Why it's good: It allows authors to explore the consequences of one's actions. It's also good for story analysis.
Why it's bad: Long resolutions get boring fast. Modern novels don't use this because no one wants to read a story where the villain is defeated in the middle.
When to use it: Children's books and short stories
It's good to use in children's books because the goal of most children's books is to teach kids a lesson. Using Freytag's Pyramid gives writers the chance to teach kids the consequences of doing something wrong (lying, bullying, etc.). It works in short stories because the limited length prevents the denouement from being too long and boring the reader.
Examples: Any of Shakespeare's plays
The Fichtean Curve:
This is what most modern novels use, no matter the genre. The Fichtean Curve features a varying number of crises (or mini-climaxes) within the rising action to build up to climax about two-thirds of the way through the story. The falling action is short and used to wrap up loose ends or establish a new way of life for the characters.
Why it's good: Putting crises throughout the story will keep readers hooked until the end. It also helps to keep good pacing. Despite being frequently used, this structure is loose enough that anyone can use it and make it unique for their own story.
Why it's bad: Too much action can be overwhelming. This structure also doesn't work well with certain story types such as Voyage and Return, Rebirth, or Comedy.
When to use it: Action-packed stories, Overcoming the Monster plots, or Quest plots
Examples: Night Circus by Erin Morgenstern, World War Z by Max Brooks, or Red Queen by Victoria Aveyard
The Hero's Journey:
Another common plot structure that is seen in modern novels (especially western literature), and can be combined with the Fichtean Curve. Often, modern novels are a combination of the two. What makes the Hero's Journey unique is that the protagonist must go through a literal or figurative death that completely transforms them. The death is usually, but not always, the climax of the story. Another key difference in The Hero's Journey is that the protagonist must atone for their past rather than overcome it or move on without going back.
Why it's good: Allows for great character development in character-strong stories.

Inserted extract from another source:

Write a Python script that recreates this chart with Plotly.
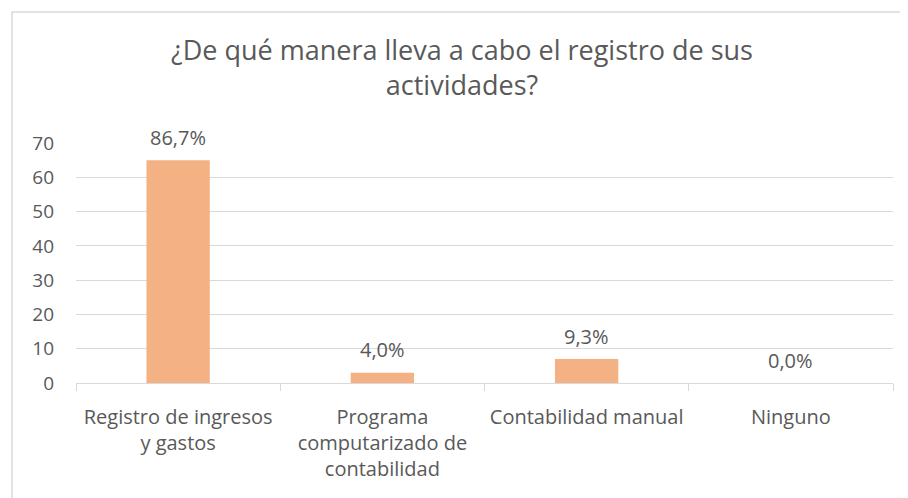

Why it's bad: Nearly every western novel, film, or TV show (successful and unsuccessful) uses this plot structure. It's a little overdone, but if you can put a good personal twist on it, it can work out just fine.
When to use it: First-person stories, stories with small casts, Voyage and Return plots, or Rebirth plots
Examples: To Kill a Mockingbird by Harper Lee, The Lightning Thief by Rick Riordan, or Divergent by Veronica Roth
In Media Res:
Latin for "in the middle of things", In Media Res is a unique plot structure. Rather than start with an exposition that builds up to the action, In Media Res starts right in the middle of the story. If you were to start your story at the second or third crisis point of the Fichtean Curve, you would get In Media Res.